Фактически Принуждение = Ограничение, и мы этому принуждению должны уступить, надо заняться заготовкой дров или посадкой овощей. Но, уступая принуждению, мы сохраняем себя, воспроизводим, то есть, снимаем ограничение. Обычно на какое-то время, день, месяц, год. И одновременно, открываем дверь неопределенности. За нормальными заботами, за обычным текущим днем всегда следует неопределенность, урожай будет, но какой? Это короткая, краткосрочная неопределенность, или ограниченная определенность. Но есть и другая, дальняя (или внешняя) неопределенность. Неурожайный год будет, но какой год?

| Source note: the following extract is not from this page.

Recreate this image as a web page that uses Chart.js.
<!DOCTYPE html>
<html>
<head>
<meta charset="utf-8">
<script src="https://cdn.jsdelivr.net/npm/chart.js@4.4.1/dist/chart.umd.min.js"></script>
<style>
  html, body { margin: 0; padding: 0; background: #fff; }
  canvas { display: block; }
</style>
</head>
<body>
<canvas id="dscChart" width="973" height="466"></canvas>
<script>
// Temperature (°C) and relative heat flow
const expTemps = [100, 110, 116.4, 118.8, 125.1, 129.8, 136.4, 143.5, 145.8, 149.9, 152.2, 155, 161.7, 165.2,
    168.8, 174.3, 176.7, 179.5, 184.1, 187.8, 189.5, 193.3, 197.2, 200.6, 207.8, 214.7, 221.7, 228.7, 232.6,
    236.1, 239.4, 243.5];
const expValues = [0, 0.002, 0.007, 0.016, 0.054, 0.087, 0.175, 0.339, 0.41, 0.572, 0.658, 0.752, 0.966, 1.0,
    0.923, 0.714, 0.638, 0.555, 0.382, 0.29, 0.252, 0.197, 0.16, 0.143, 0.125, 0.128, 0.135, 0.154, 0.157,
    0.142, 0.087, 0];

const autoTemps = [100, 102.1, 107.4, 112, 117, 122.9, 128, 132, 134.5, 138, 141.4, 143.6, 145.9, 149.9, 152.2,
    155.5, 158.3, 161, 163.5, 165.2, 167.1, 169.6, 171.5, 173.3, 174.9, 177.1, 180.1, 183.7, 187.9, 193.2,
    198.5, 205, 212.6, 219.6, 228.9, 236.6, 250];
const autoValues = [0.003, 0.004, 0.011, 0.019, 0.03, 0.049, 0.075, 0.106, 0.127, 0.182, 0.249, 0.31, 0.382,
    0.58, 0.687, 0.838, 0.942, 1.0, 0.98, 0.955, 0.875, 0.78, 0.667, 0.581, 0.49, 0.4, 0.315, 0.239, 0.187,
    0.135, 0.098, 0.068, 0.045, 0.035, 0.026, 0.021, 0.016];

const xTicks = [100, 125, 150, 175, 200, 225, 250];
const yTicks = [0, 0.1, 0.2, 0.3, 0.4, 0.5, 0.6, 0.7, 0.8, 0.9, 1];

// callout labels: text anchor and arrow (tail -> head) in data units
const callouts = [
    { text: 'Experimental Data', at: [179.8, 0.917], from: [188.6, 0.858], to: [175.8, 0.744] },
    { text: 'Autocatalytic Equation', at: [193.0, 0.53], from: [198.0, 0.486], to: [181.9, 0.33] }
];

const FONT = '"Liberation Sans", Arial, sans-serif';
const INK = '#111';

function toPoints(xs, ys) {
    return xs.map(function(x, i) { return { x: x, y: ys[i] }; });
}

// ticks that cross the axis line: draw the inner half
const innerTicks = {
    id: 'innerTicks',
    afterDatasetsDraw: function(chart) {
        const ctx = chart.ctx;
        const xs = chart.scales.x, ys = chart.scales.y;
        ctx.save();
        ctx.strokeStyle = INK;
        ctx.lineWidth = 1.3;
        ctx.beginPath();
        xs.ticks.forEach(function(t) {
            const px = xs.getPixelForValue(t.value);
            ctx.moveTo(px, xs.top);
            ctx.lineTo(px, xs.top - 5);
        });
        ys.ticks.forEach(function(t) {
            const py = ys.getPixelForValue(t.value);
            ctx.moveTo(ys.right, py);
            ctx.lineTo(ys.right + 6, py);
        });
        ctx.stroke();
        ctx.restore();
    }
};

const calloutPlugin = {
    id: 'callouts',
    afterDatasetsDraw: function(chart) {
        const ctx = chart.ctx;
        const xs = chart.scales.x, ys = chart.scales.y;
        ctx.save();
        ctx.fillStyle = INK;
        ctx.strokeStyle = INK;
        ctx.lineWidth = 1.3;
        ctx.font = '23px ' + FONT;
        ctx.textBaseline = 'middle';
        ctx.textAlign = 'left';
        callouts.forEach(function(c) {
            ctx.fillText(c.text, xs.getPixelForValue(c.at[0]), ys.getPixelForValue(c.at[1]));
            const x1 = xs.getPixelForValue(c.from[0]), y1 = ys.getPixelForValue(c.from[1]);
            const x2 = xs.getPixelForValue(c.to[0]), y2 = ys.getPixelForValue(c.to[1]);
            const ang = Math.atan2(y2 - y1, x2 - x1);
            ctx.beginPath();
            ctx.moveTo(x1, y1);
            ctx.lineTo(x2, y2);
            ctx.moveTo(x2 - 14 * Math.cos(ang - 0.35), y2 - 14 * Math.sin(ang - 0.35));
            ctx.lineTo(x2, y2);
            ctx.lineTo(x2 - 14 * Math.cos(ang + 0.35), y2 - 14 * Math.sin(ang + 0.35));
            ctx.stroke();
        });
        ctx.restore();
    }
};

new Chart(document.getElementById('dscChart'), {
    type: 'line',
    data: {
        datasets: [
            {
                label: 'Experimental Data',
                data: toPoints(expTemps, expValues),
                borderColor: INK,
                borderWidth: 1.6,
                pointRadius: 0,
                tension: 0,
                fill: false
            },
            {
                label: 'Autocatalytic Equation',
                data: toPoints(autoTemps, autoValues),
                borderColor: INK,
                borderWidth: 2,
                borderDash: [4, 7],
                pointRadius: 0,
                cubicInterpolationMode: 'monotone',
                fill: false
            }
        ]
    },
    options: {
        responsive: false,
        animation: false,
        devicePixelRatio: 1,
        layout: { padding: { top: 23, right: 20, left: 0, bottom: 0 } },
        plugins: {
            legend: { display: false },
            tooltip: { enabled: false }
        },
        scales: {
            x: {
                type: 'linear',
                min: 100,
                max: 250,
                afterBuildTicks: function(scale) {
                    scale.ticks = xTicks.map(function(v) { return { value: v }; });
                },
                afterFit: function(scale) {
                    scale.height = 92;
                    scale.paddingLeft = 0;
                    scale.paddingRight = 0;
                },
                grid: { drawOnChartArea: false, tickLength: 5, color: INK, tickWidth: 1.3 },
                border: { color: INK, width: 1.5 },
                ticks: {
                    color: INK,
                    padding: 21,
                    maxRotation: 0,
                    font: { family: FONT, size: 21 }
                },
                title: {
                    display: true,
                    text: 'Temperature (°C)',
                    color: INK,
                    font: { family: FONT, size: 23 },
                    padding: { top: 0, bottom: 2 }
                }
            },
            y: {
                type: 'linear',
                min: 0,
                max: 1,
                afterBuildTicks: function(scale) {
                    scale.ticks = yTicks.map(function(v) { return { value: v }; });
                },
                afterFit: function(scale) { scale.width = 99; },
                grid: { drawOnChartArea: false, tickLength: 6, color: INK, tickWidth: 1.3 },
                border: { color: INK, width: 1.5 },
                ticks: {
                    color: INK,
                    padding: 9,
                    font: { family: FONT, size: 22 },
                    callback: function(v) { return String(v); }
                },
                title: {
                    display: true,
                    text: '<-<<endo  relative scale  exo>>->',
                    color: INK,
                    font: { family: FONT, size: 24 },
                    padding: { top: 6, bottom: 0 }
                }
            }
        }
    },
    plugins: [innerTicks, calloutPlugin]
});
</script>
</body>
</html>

Вместе с неопределенностью грядет и новое ограничение, и новое принуждение.
Закон = Принуждение собственной природы, мы же не можем отменить свою природу, пока.
первое принуждение = нормальные заботы + короткая определенность + дальняя неопределенность.

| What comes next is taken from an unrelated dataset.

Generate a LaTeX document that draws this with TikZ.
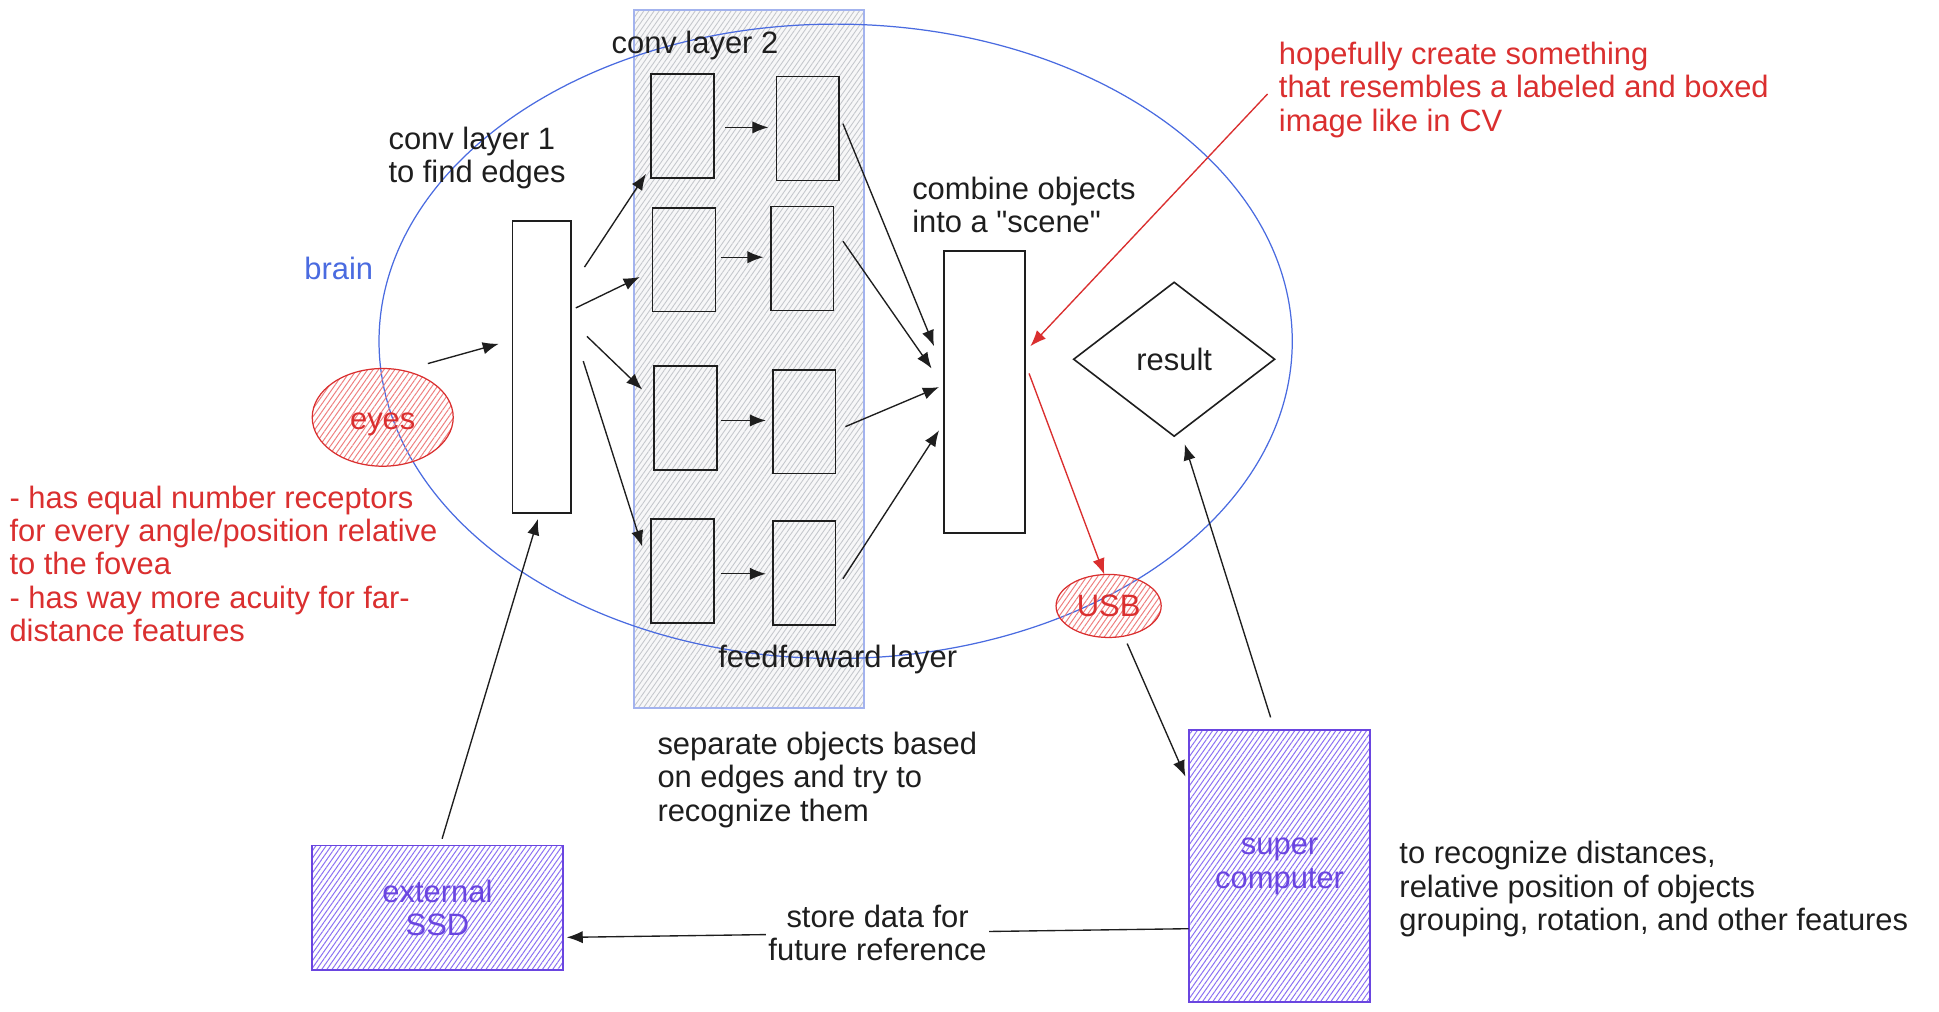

Что тогда можно предложить нашим людям в качестве первого стимула? Мы оставляем вам ваши нормальные заботы, а бремя неопределенности берем на себя. Какие там возбужденные голоса, вы слышите, он пришел, наш добрый царь, он позаботится о нас, эй, сюда, все сюда. Не здесь ли стекает самая сильная потребность слабых, переложить бы бремя, на кого? А где же тогда самая сильная потребность сильных? Если есть первое (= постоянное) принуждение, то должен быть и постоянно действующий стимул. И такой стимул есть, в чем он? Снять Ограничение, не на время, а навсегда, обрести Бесконечность.

Литература:

1. Арон Р. Мемуары: 50 лет размышлений о политике. – М.: Ладомир, 2002.
2. Бурлацкий Ф.М. Никита Хрущев и его советники – красные, черные, белые. – М.: Изд-во ЭКСМО – ПРЕСС, 2002.
3. Валентинов Н. Новая экономическая политика и кризис партии после смерти Ленина. – М.: Современник, 1991.
4. Гефтер М. Судьба Хрущева // Октябрь, 1989, № 1.
5. Гефтер М. Россия конца XX века – какой я ее вижу? // Открытая политика, 1996, № 5 – 6.
6. Пыжиков А.В. Хрущевская «оттепель». – М.: ОЛМА-ПРЕСС, 2002.
7. Шварц Б. Парадокс выбора. – М.: Добрая книга, 2005.